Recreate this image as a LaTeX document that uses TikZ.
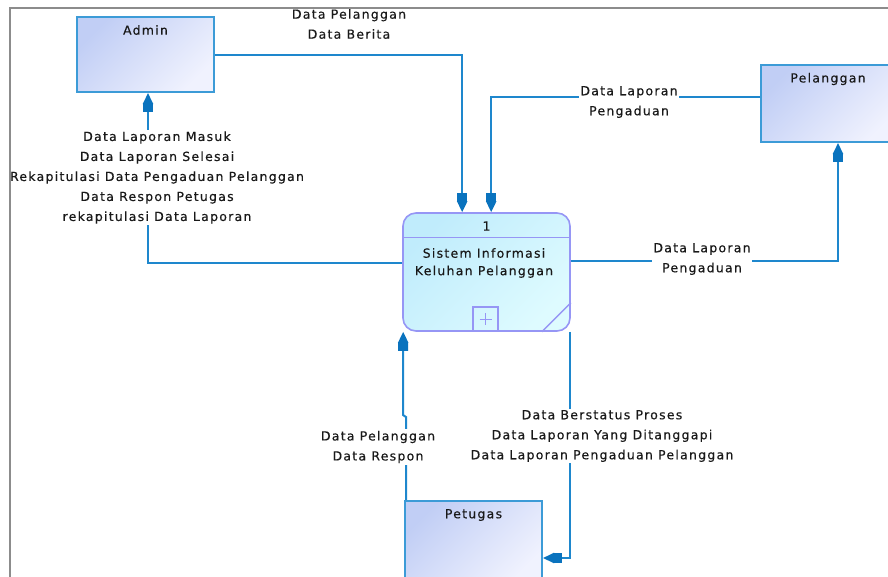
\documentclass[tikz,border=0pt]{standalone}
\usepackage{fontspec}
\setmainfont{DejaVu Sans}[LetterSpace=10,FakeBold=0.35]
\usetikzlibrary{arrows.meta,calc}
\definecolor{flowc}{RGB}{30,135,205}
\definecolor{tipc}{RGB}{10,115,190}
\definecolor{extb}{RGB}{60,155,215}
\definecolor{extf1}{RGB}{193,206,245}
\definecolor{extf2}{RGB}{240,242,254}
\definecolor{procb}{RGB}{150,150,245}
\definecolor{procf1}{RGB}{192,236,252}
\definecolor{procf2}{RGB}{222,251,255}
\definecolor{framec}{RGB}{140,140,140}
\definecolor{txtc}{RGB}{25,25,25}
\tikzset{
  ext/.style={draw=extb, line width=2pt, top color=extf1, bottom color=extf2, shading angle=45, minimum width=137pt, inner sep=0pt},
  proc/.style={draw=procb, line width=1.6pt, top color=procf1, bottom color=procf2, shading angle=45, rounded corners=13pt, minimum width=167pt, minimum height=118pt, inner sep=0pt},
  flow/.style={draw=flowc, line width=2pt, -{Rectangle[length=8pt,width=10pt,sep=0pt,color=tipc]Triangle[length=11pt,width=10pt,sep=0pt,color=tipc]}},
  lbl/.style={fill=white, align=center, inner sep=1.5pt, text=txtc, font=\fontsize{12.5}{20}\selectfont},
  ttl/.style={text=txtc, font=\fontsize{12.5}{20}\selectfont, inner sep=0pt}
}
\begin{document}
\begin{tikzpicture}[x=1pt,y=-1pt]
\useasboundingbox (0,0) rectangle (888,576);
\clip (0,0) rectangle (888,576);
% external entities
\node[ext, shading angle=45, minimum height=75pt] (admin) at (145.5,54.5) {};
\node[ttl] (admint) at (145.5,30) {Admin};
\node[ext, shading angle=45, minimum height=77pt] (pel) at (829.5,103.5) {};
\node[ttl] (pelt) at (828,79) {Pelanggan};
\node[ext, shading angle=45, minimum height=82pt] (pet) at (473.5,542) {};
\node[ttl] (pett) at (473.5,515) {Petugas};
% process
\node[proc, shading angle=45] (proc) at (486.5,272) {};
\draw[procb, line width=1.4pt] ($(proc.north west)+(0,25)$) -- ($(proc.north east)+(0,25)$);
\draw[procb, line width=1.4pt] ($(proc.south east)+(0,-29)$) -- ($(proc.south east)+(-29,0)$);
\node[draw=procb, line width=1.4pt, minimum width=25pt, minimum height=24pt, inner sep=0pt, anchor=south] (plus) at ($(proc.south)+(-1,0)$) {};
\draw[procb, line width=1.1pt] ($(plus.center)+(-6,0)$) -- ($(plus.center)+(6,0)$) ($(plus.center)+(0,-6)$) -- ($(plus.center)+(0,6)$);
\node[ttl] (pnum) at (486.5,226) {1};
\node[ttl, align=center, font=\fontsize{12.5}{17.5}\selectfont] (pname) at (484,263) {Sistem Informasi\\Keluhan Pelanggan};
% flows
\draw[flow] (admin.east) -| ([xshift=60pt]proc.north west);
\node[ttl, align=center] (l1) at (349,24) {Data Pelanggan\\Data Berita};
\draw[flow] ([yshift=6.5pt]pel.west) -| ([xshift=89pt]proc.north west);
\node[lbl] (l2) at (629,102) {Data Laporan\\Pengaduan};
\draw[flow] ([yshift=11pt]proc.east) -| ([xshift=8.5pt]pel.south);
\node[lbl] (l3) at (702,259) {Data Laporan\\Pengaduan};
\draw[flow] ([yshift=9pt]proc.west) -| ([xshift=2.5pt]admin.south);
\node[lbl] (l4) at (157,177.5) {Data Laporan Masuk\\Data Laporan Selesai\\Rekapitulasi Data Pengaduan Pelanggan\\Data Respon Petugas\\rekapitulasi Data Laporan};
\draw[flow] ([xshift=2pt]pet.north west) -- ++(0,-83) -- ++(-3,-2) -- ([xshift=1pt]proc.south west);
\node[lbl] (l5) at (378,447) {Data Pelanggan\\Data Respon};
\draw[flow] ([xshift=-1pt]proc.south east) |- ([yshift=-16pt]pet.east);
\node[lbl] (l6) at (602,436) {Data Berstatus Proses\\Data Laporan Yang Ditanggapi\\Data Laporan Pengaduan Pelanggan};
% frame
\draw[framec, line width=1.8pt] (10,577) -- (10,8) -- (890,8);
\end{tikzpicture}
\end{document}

=== THE PROBLEM ===
Would you set down the listing exactly, omitting pictures?

=== RESPONSE FOR THIS EXERCISE ===
Recreate this image as a LaTeX document that uses TikZ.
\documentclass[tikz,border=0pt]{standalone}
\usepackage{fontspec}
\setmainfont{DejaVu Sans}[LetterSpace=10,FakeBold=0.35]
\usetikzlibrary{arrows.meta,calc}
\definecolor{flowc}{RGB}{30,135,205}
\definecolor{tipc}{RGB}{10,115,190}
\definecolor{extb}{RGB}{60,155,215}
\definecolor{extf1}{RGB}{193,206,245}
\definecolor{extf2}{RGB}{240,242,254}
\definecolor{procb}{RGB}{150,150,245}
\definecolor{procf1}{RGB}{192,236,252}
\definecolor{procf2}{RGB}{222,251,255}
\definecolor{framec}{RGB}{140,140,140}
\definecolor{txtc}{RGB}{25,25,25}
\tikzset{
  ext/.style={draw=extb, line width=2pt, top color=extf1, bottom color=extf2, shading angle=45, minimum width=137pt, inner sep=0pt},
  proc/.style={draw=procb, line width=1.6pt, top color=procf1, bottom color=procf2, shading angle=45, rounded corners=13pt, minimum width=167pt, minimum height=118pt, inner sep=0pt},
  flow/.style={draw=flowc, line width=2pt, -{Rectangle[length=8pt,width=10pt,sep=0pt,color=tipc]Triangle[length=11pt,width=10pt,sep=0pt,color=tipc]}},
  lbl/.style={fill=white, align=center, inner sep=1.5pt, text=txtc, font=\fontsize{12.5}{20}\selectfont},
  ttl/.style={text=txtc, font=\fontsize{12.5}{20}\selectfont, inner sep=0pt}
}
\begin{document}
\begin{tikzpicture}[x=1pt,y=-1pt]
\useasboundingbox (0,0) rectangle (888,576);
\clip (0,0) rectangle (888,576);
% external entities
\node[ext, shading angle=45, minimum height=75pt] (admin) at (145.5,54.5) {};
\node[ttl] (admint) at (145.5,30) {Admin};
\node[ext, shading angle=45, minimum height=77pt] (pel) at (829.5,103.5) {};
\node[ttl] (pelt) at (828,79) {Pelanggan};
\node[ext, shading angle=45, minimum height=82pt] (pet) at (473.5,542) {};
\node[ttl] (pett) at (473.5,515) {Petugas};
% process
\node[proc, shading angle=45] (proc) at (486.5,272) {};
\draw[procb, line width=1.4pt] ($(proc.north west)+(0,25)$) -- ($(proc.north east)+(0,25)$);
\draw[procb, line width=1.4pt] ($(proc.south east)+(0,-29)$) -- ($(proc.south east)+(-29,0)$);
\node[draw=procb, line width=1.4pt, minimum width=25pt, minimum height=24pt, inner sep=0pt, anchor=south] (plus) at ($(proc.south)+(-1,0)$) {};
\draw[procb, line width=1.1pt] ($(plus.center)+(-6,0)$) -- ($(plus.center)+(6,0)$) ($(plus.center)+(0,-6)$) -- ($(plus.center)+(0,6)$);
\node[ttl] (pnum) at (486.5,226) {1};
\node[ttl, align=center, font=\fontsize{12.5}{17.5}\selectfont] (pname) at (484,263) {Sistem Informasi\\Keluhan Pelanggan};
% flows
\draw[flow] (admin.east) -| ([xshift=60pt]proc.north west);
\node[ttl, align=center] (l1) at (349,24) {Data Pelanggan\\Data Berita};
\draw[flow] ([yshift=6.5pt]pel.west) -| ([xshift=89pt]proc.north west);
\node[lbl] (l2) at (629,102) {Data Laporan\\Pengaduan};
\draw[flow] ([yshift=11pt]proc.east) -| ([xshift=8.5pt]pel.south);
\node[lbl] (l3) at (702,259) {Data Laporan\\Pengaduan};
\draw[flow] ([yshift=9pt]proc.west) -| ([xshift=2.5pt]admin.south);
\node[lbl] (l4) at (157,177.5) {Data Laporan Masuk\\Data Laporan Selesai\\Rekapitulasi Data Pengaduan Pelanggan\\Data Respon Petugas\\rekapitulasi Data Laporan};
\draw[flow] ([xshift=2pt]pet.north west) -- ++(0,-83) -- ++(-3,-2) -- ([xshift=1pt]proc.south west);
\node[lbl] (l5) at (378,447) {Data Pelanggan\\Data Respon};
\draw[flow] ([xshift=-1pt]proc.south east) |- ([yshift=-16pt]pet.east);
\node[lbl] (l6) at (602,436) {Data Berstatus Proses\\Data Laporan Yang Ditanggapi\\Data Laporan Pengaduan Pelanggan};
% frame
\draw[framec, line width=1.8pt] (10,577) -- (10,8) -- (890,8);
\end{tikzpicture}
\end{document}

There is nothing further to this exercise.